One, from a non-partisan US voter, might best be summed up as “ouch”. To which my answer is: if Oliver Kamm wants to go around beating up the idiots in school, he'll have to deal with it when the class clown points out that Oliver's forgotten to put his trousers on.

An instinctive Bushie wrote to say nice things about the post and agree with its main point. She also expressed disappointment that the original piece in The Times did nothing to back her instincts with any worthwhile argument. To which my answer is: I feel your pain—but I don't share it.

Yesterday morning, a Kerry supporter wrote to express his disappointment that I didn't make the case for Kerry, and, in his email, made a reasonably good case himself. He subsequently wrote to make a kind, but completely unneeded, apology for his earlier message. I must answer his question of why I haven't declared for the challenger.

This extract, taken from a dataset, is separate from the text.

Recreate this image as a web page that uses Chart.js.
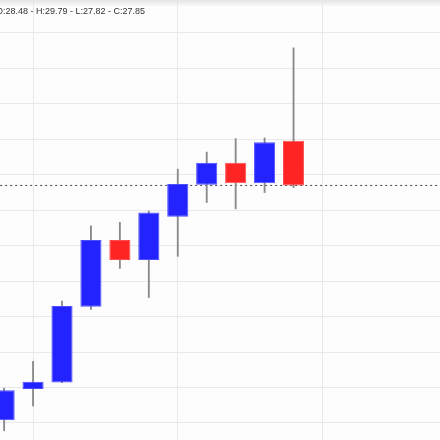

I believe that, if I were an American citizen, I would probably vote for Kerry—with reservations.I believe that the presidential race will not be as close as it looks now, and that Kerry will win it. (Even Mark Steyn has been reduced to saying in an uncharacteristically pleading way “I still think Bush will win” [free and worthwhile registration]) I believe much of what I wish Kerry hadn't said during this campaign can be dismissed as posturing. I believe that the Right-leaning 'Blogosphere writes a lot of shit about Kerry. (You only have to go back to the intern-story-that-wasn't to see how things were going to run on the Web and the old media.)

Would I be able to defend these beliefs in open debate? No. So I'm not going to tell my American readers how to vote. I'm just going to hope you don't make fools of yourselves exercising your right to do so.

I would also like to make a clarification in the light of GSTQ's gracious response. I apologize in advance for doubling up my tenses, but I want to make sure everyone understands that I was wise both before and after the event and I will continue to be wise, even if a loaded, second-hand Minuteman silo is found hidden under Saddam's empty Winnebago. [Hey, kids, check out the Cold War theme park!]

I did not and do not discount all arguments for war on Saddam relating to WMD. My problem was and is with certain logically flawed constructions and the unjustified confidence with which certain people built on them. I have been a longstanding supporter of pre-emptive, humanitarian military action. Members of the anti-war lobbies have re-written history to exaggerate the importance of WMD arguments in public justifications of intervention in Iraq, but many in the pro-war lobbies offered the “Stoppers” easy points by failing to look at parts of their own case as critically as they did aspects of their opponents'. Ironically, one of the main reasons for this was that their opponents failed to see those real weaknesses themselves. This saddens me because it has made it that much harder for us to do the right thing in the future.

The fifth email said “Thank you”. It wasn't from Oliver Kamm.

And finally, on the subject of the rigorous and mature discussion of WMD and the Iraq war, I would like to take this opportunity to say “Wankers!